— Begin Stored data —

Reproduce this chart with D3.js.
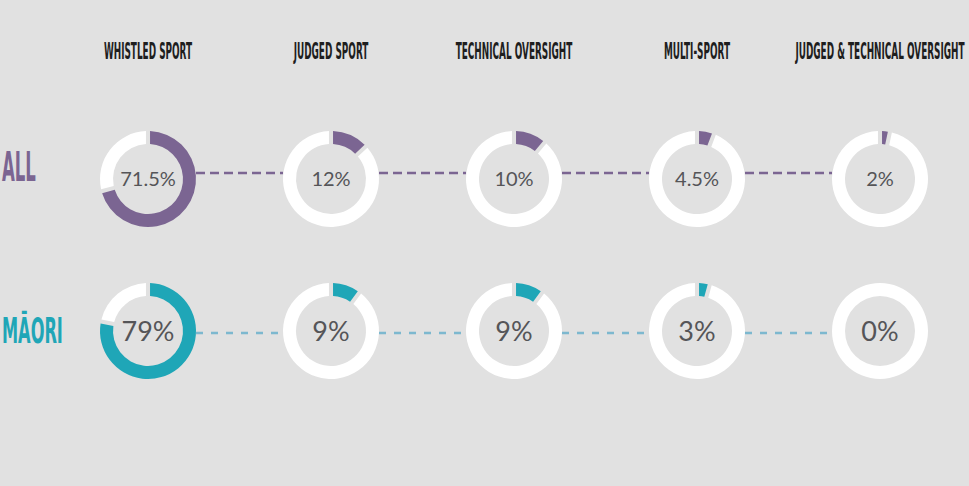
<!DOCTYPE html>
<html>
<head>
<meta charset="utf-8">
<script src="https://cdn.jsdelivr.net/npm/d3@7"></script>
<style>
  html, body { margin: 0; padding: 0; background: #e1e1e1; }
  svg { display: block; }
  .head { font-family: "Liberation Sans Narrow", "DejaVu Sans Condensed", sans-serif; font-weight: bold; fill: #1e1e1e; }
  .rowlabel { font-family: "Liberation Sans Narrow", "DejaVu Sans Condensed", sans-serif; font-weight: bold; }
  .pct { font-family: Lato, "Open Sans", sans-serif; font-weight: 400; fill: #555558; }
</style>
</head>
<body>
<svg id="chart" width="969" height="486"></svg>
<script>
// data
const categories = ['WHISTLED SPORT', 'JUDGED SPORT', 'TECHNICAL OVERSIGHT', 'MULTI-SPORT', 'JUDGED & TECHNICAL OVERSIGHT']
const groups = ['ALL', 'MĀORI']
const allValues = [71.5, 12, 10, 4.5, 2]
const maoriValues = [79, 9, 9, 3, 0]

const GROUP_COLORS = { 'ALL': '#7b6592', 'MĀORI': '#1fa6b7' }
const LINE_COLORS = { 'ALL': '#7b6592', 'MĀORI': '#7db8cf' }

let chart = d3.select('#chart')

let x = d3.scalePoint().domain(categories).range([148, 880])
let y = d3.scalePoint().domain(groups).range([179, 331])

const outerR = 48
const innerR = 35

let arc = d3.arc().innerRadius(innerR).outerRadius(outerR).padRadius(outerR)

// column headers (squashed to look like a condensed display face)
chart.selectAll('text.head')
  .data(categories)
  .enter()
  .append('text')
  .attr('class', 'head')
  .attr('font-size', 23)
  .attr('text-anchor', 'middle')
  .attr('transform', d => `translate(${x(d)}, 59) scale(0.43, 1)`)
  .text(d => d)

// row labels
chart.selectAll('text.rowlabel')
  .data(groups)
  .enter()
  .append('text')
  .attr('class', 'rowlabel')
  .attr('fill', g => GROUP_COLORS[g])
  .attr('font-size', g => g === 'ALL' ? 40 : 36)
  .attr('transform', g => `translate(2, ${g === 'ALL' ? y(g) + 2 : y(g) + 12}) scale(${g === 'ALL' ? 0.46 : 0.5}, 1)`)
  .text(g => g)

let rows = [
  { group: 'ALL', values: allValues, size: 20, lineShift: -6, dash: '9 5' },
  { group: 'MĀORI', values: maoriValues, size: 27, lineShift: 2, dash: '7 8' }
]

rows.forEach(row => {
  let cy = y(row.group)

  // dashed connectors between neighbouring donuts
  for (let i = 0; i < categories.length - 1; i++) {
    chart.append('line')
      .attr('x1', x(categories[i]) + outerR)
      .attr('x2', x(categories[i + 1]) - outerR)
      .attr('y1', cy + row.lineShift)
      .attr('y2', cy + row.lineShift)
      .attr('stroke', LINE_COLORS[row.group])
      .attr('stroke-width', 2.5)
      .attr('stroke-dasharray', row.dash)
  }

  // donuts
  let donut = chart.selectAll(null)
    .data(row.values.map((v, i) => ({ cat: categories[i], value: v })))
    .enter()
    .append('g')
    .attr('transform', d => `translate(${x(d.cat)}, ${cy})`)

  donut.each(function (d) {
    let parts = [
      { key: 'share', value: d.value },
      { key: 'rest', value: 100 - d.value }
    ].filter(p => p.value > 0)

    let pie = d3.pie()
      .value(p => p.value)
      .sort(null)
      .padAngle(parts.length > 1 ? 0.085 : 0)

    d3.select(this).selectAll('path')
      .data(pie(parts))
      .enter()
      .append('path')
      .attr('d', arc)
      .attr('fill', p => p.data.key === 'share' ? GROUP_COLORS[row.group] : '#ffffff')
  })

  donut.append('text')
    .attr('class', 'pct')
    .attr('text-anchor', 'middle')
    .attr('dy', '0.36em')
    .attr('font-size', row.size)
    .text(d => `${d.value}%`)
})
</script>
</body>
</html>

— End Stored data —

- Job
Of the lines above, how many include the word "chart"? Reply with the number alone.

- Worked solution
7